Ces derniers temps, j’ai du mal avec les romans.
Je m’en lasse vite. Souvent trop longs, trop lisses, trop bavards ou trop désincarnés. Pour le coup, c'est certainement un livre aussi simpliste que celui-ci qui allait me faire dire le contraire...
Et pourtant!
Il fallait sans doute un roman écrit aussi simplement, avec des personnages aussi caricaturaux que ceux d’Alice au pays des idées, pour me faire mentir.

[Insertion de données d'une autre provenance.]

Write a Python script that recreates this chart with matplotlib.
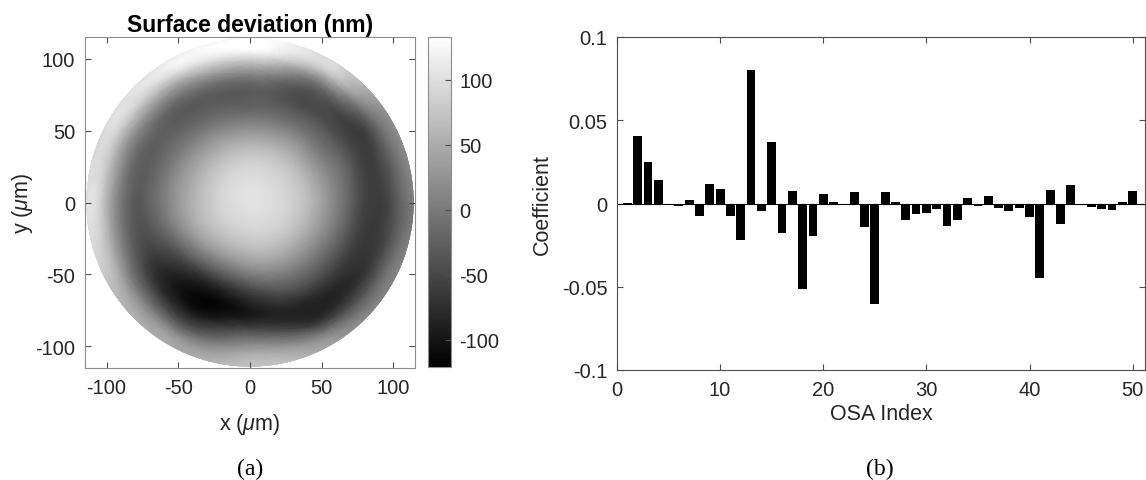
import matplotlib

matplotlib.use("Agg")

import matplotlib.pyplot as plt
import matplotlib.tri as mtri
import numpy as np
from matplotlib.patches import Circle

plt.rcParams["font.family"] = ["Liberation Sans", "DejaVu Sans"]
plt.rcParams["mathtext.fontset"] = "custom"
plt.rcParams["mathtext.it"] = "Liberation Sans:italic"
plt.rcParams["mathtext.rm"] = "Liberation Sans"
plt.rcParams["axes.unicode_minus"] = False

# surface map, values on a polar grid (nm)
ring_radius = [25, 45, 60, 75, 90, 105, 120]
ring_angle_deg = [0, 30, 60, 90, 120, 150, 180, 210, 240, 270, 300, 330]
center_nm = 104
surface_nm = [
    [91, 91, 91, 91, 89, 87, 84, 82, 79, 82, 86, 89],
    [54, 51, 49, 44, 44, 44, 44, 34, 14, 24, 39, 47],
    [9, 4, -1, -6, -1, 4, 4, -26, -66, -46, -11, -1],
    [-41, -36, -41, -31, -31, -26, -31, -61, -113, -96, -66, -51],
    [-61, -61, -31, 19, 4, 4, 0, -31, -76, -36, -86, -71],
    [-21, -6, 75, 125, 105, 89, 89, 49, 19, 49, 4, -16],
    [19, 35, 85, 110, 95, 84, 89, 74, 54, 74, 54, 19],
]
cbar_ticks = [-100, -50, 0, 50, 100]
map_ticks = [-100, -50, 0, 50, 100]

# zernike coefficients
osa_index = list(range(1, 51))
coeffs = [
    0.0003, 0.0405, 0.0252, 0.0144, -0.0003, -0.0016, 0.0022, -0.0074, 0.0118, 0.0088,
    -0.0074, -0.0222, 0.0804, -0.0048, 0.0372, -0.0180, 0.0076, -0.0512, -0.0198, 0.0060,
    0.0012, -0.0006, 0.0070, -0.0140, -0.0602, 0.0070, 0.0012, -0.0100, -0.0062, -0.0060,
    -0.0036, -0.0138, -0.0102, 0.0036, -0.0018, 0.0048, -0.0030, -0.0046, -0.0026, -0.0082,
    -0.0446, 0.0084, -0.0122, 0.0112, -0.0012, -0.0020, -0.0036, -0.0040, 0.0010, 0.0078,
]
bar_yticks = [-0.1, -0.05, 0, 0.05, 0.1]
bar_yticklabels = ["-0.1", "-0.05", "0", "0.05", "0.1"]
bar_xticks = [0, 10, 20, 30, 40, 50]

W, H = 1146, 481
fig = plt.figure(figsize=(W / 100, H / 100), dpi=100)
axis_gray = "#4d4d4d"
text_gray = "#262626"
tick_fs = 14.5
label_fs = 15.5


def box(x0, y0, x1, y1):
    return [x0 / W, 1 - y1 / H, (x1 - x0) / W, (y1 - y0) / H]


# polar mesh: centre point, then rings; each ring-to-ring quad split in two
n_ang = len(ring_angle_deg)
rr, tt = np.meshgrid(ring_radius, np.radians(ring_angle_deg), indexing="ij")
xs = np.concatenate([[0.0], (rr * np.cos(tt)).ravel()])
ys = np.concatenate([[0.0], (rr * np.sin(tt)).ravel()])
zs = np.concatenate([[center_nm], np.array(surface_nm, dtype=float).ravel()])
triangles = []
for j in range(n_ang):
    triangles.append([0, 1 + j, 1 + (j + 1) % n_ang])
for i in range(len(ring_radius) - 1):
    for j in range(n_ang):
        a = 1 + i * n_ang + j
        b = 1 + i * n_ang + (j + 1) % n_ang
        c = b + n_ang
        d = a + n_ang
        triangles.append([a, b, c])
        triangles.append([a, c, d])
tri = mtri.Triangulation(xs, ys, triangles)
tri_f, z_f = mtri.UniformTriRefiner(tri).refine_field(zs, subdiv=5)

# left panel
ax1 = fig.add_axes(box(85, 38, 415, 369))
pc = ax1.tripcolor(tri_f, z_f, shading="gouraud", cmap="gray", vmin=-121, vmax=133)
pc.set_clip_path(Circle((0, 0), 114, transform=ax1.transData))
ax1.set_xlim(-115, 115)
ax1.set_ylim(-115, 115)
ax1.set_xticks(map_ticks)
ax1.set_yticks(map_ticks)
ax1.tick_params(direction="in", length=4, top=True, right=True, labelsize=tick_fs,
                colors=axis_gray, labelcolor=text_gray, pad=7)
for sp in ax1.spines.values():
    sp.set_color("#8c8c8c")
ax1.set_title("Surface deviation (nm)", fontsize=16.5, fontweight="bold", pad=4)
ax1.set_xlabel(r"x ($\mu$m)", fontsize=label_fs, color=text_gray, labelpad=10)
ax1.set_ylabel(r"y ($\mu$m)", fontsize=label_fs, color=text_gray, labelpad=0)

cax = fig.add_axes(box(428, 38, 451, 368))
cb = fig.colorbar(pc, cax=cax)
cb.set_ticks(cbar_ticks)
cb.ax.tick_params(direction="in", length=4, labelsize=tick_fs, colors=axis_gray,
                  labelcolor=text_gray, pad=6)
cb.outline.set_edgecolor("#8c8c8c")

# right panel
ax2 = fig.add_axes(box(617, 38, 1145, 371))
ax2.bar(osa_index, coeffs, width=0.86, color="black", edgecolor="none")
ax2.axhline(0, color="black", lw=0.8)
ax2.set_xlim(0, 51.2)
ax2.set_ylim(-0.1, 0.1)
ax2.set_xticks(bar_xticks)
ax2.set_yticks(bar_yticks)
ax2.set_yticklabels(bar_yticklabels)
ax2.tick_params(direction="in", length=4, top=True, right=True, labelsize=tick_fs,
                colors=axis_gray, labelcolor=text_gray, pad=7)
for sp in ax2.spines.values():
    sp.set_color(axis_gray)
ax2.set_xlabel("OSA Index", fontsize=label_fs, color=text_gray, labelpad=3)
ax2.set_ylabel("Coefficient", fontsize=label_fs, color=text_gray, labelpad=6)

fig.text(250 / W, 1 - 469 / H, "(a)", fontsize=17, family="Liberation Serif",
         ha="center", va="center")
fig.text(880 / W, 1 - 469 / H, "(b)", fontsize=17, family="Liberation Serif",
         ha="center", va="center")

fig.savefig("out.png", dpi=100)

Mon père venait de le finir. Il me l’a prêté, l'air de rien en se disant que même si c'était "un peu bébé" j'allais y trouver mon compte. J’ai ouvert le livre, juste par curiosité, pour voir où ça allait. Et cent pages ont coulé entre mes mains sans que je m’en rende compte. Il y avait là quelque chose qui m’avait attrapé sans prévenir.

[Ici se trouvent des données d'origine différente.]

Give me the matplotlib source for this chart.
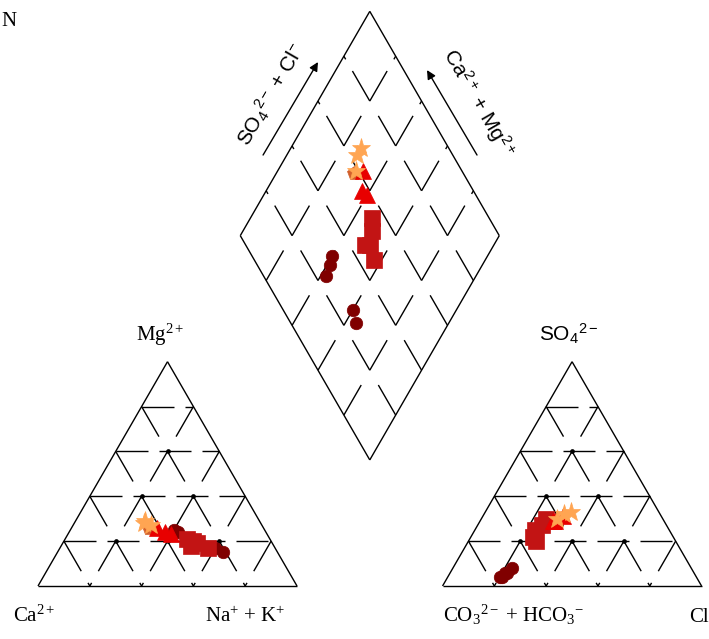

Pas un coup de foudre, mais quand même une étrange familiarité.
Ce livre, je ne l’attendais pas, je n’en avais pas besoin mais il m’a offert un espace que je n’avais pas vu venir. Un lieu de questionnements doux, d’idées qui se baladent au milieu de figures farfelues, un coin de pensée où l’on respire mieux.
J'ai toujours regretté de ne pas avoir eu plus de cours de philosophie à l'école. J'ai vivement comblé mes lacunes, mais j'ai toujours eu envi de revenir sur de bonnes vieilles bases, avec une méthode pédagogique originale et ludique.

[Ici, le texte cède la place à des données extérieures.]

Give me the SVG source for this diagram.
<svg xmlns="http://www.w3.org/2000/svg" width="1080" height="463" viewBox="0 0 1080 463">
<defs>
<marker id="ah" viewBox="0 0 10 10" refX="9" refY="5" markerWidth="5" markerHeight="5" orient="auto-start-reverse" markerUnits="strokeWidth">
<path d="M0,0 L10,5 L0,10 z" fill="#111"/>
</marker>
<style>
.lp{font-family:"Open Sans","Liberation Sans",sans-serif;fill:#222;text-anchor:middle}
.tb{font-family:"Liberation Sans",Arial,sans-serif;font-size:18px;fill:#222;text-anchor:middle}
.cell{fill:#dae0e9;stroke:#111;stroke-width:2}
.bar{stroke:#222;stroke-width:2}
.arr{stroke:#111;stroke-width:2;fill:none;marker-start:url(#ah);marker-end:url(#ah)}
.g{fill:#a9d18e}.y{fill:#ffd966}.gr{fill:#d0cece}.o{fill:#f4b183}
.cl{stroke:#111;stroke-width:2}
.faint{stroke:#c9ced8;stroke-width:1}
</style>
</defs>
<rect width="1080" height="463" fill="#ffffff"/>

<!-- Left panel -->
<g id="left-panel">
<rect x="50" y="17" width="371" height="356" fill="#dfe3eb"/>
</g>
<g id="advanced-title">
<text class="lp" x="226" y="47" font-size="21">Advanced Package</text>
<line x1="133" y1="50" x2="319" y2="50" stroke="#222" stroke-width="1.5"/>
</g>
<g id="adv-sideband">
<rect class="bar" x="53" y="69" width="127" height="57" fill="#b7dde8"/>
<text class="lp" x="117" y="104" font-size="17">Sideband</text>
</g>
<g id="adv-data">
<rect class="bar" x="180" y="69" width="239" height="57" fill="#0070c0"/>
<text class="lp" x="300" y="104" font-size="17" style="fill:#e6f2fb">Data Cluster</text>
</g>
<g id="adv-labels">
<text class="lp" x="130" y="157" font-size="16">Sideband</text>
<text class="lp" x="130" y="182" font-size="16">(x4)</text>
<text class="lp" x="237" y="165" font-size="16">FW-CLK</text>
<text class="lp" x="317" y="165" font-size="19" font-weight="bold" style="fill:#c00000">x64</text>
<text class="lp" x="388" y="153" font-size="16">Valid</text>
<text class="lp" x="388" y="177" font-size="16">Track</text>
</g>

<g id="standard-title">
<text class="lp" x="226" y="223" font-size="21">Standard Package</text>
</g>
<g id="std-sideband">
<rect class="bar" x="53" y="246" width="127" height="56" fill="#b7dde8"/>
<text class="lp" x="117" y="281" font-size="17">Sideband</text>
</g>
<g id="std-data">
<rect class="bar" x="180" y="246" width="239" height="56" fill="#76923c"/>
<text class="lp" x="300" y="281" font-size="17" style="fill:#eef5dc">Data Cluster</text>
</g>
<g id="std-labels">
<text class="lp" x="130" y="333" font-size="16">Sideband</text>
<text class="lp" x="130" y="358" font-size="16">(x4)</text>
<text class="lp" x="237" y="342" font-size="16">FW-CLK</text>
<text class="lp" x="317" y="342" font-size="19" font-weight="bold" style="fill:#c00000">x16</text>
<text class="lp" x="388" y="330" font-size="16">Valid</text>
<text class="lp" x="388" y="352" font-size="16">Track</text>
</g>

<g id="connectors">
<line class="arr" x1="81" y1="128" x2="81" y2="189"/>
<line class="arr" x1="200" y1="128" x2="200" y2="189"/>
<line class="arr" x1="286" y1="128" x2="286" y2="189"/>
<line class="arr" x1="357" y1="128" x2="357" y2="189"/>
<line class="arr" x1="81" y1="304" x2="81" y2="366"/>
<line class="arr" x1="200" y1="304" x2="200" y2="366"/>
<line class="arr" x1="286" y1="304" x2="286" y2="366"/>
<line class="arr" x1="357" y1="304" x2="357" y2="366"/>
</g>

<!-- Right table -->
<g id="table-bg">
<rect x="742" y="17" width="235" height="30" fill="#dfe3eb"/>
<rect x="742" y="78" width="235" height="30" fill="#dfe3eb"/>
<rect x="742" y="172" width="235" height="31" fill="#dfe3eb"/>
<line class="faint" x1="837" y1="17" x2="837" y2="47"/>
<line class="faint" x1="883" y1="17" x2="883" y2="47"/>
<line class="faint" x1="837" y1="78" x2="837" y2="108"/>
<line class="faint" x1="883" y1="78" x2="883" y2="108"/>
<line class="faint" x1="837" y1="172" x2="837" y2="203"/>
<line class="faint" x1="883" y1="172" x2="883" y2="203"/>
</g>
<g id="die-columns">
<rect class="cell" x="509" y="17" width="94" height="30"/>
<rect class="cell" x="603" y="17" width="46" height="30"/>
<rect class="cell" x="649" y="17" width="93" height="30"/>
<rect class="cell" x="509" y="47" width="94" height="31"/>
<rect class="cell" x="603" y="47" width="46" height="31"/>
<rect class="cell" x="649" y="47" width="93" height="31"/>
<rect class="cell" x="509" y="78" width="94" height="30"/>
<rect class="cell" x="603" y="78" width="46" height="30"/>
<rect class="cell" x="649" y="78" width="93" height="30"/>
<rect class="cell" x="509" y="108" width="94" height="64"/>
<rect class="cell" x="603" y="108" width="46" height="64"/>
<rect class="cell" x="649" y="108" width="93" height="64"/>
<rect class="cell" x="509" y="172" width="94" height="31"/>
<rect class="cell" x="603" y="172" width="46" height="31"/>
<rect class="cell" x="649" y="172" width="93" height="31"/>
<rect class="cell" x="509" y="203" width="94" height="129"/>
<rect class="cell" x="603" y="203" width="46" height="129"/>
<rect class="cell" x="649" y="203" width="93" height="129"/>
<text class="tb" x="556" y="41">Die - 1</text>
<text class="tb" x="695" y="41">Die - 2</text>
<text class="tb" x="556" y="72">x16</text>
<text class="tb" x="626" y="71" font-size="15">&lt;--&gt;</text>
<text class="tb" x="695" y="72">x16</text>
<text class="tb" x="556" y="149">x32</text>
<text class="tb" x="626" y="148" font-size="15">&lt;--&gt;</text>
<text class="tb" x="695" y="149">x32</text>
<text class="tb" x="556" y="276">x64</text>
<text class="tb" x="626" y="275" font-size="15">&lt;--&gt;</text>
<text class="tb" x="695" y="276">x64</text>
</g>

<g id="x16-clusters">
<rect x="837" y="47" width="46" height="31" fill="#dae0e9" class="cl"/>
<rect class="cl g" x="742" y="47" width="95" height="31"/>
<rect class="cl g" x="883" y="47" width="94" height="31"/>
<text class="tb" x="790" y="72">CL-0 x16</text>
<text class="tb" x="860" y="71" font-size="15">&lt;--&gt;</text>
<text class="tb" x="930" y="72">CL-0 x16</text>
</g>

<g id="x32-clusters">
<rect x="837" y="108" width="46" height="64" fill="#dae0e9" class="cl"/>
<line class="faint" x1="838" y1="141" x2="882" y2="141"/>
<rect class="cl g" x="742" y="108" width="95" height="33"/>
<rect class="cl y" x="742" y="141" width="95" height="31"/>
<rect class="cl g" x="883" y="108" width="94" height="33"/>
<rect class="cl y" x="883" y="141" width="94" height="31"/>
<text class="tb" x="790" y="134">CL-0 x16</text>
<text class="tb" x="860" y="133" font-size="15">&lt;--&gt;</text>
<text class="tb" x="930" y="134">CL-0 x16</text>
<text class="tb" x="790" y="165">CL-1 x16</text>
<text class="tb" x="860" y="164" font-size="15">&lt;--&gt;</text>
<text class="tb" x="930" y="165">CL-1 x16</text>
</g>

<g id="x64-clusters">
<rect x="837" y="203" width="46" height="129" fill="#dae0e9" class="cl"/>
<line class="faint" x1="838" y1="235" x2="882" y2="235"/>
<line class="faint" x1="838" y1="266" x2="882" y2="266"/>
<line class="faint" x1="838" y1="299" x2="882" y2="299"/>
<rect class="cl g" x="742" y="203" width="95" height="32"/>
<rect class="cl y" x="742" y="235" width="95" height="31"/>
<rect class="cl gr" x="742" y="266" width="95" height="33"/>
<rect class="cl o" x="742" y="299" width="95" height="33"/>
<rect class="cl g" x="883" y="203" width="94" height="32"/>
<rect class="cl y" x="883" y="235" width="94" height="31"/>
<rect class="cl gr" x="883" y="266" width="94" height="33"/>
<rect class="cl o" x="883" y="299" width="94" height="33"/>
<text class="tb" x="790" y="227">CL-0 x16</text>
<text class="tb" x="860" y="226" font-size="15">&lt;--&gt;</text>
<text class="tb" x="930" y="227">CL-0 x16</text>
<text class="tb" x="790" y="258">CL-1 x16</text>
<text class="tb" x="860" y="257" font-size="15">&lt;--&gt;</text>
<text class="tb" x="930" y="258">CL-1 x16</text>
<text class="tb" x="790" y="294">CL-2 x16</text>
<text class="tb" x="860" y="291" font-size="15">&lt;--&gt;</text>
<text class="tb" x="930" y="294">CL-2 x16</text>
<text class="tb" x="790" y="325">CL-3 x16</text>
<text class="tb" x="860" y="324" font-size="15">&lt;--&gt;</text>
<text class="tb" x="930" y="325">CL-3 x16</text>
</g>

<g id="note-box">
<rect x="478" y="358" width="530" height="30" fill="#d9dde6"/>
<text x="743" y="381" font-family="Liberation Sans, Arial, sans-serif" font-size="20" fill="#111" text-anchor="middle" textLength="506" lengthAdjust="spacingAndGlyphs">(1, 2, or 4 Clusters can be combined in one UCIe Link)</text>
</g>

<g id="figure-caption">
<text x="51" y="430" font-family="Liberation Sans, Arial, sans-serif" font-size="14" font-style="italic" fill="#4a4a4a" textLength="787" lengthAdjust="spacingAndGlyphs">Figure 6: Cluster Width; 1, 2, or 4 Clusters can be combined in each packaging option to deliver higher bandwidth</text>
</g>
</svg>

C'est clairement ce que vous allez trouver ici!
D'ailleurs, le point de départ est enfantin au possible, pour être le plus pédagogue possible.
Une adolescente qui ne sait pas comment faire une dissertation. Elle doute, s’interroge, rêve, et bascule dans un monde peuplé de concepts, de philosophes et de créatures bavardes. On pourrait croire à un manuel déguisé, un prétexte scolaire. Brian n'est plus dans la kitchen, non, il arbore la figure d'Alice pour nous faire vivre un conte initiatique, une parabole pleine de clins d’œil, d’humour, de malice. C’est peut-être parce qu’il ne cherche jamais à “faire cours” qu’il parvient à toucher et à captiver.
Tout est simple, oui, parfois trop. Les figures sont archétypales, les dialogues un peu surjoués, ce qui est un comble pour un livre composé de 95% de dialogue. Donc de bons vieux dialogue socratique, mais quand même très mal écris, voir simplement maladroits...
Mais ce n'est pas désagréable pour autant Parce que le style est limpide, que l’auteur ne cherche jamais à en imposer, et surtout, parce qu’on sent une vraie affection pour son héroïne. Alice ne devient pas philosophe. Elle devient humaine. Elle apprend à écouter, à nuancer, à rester ouverte.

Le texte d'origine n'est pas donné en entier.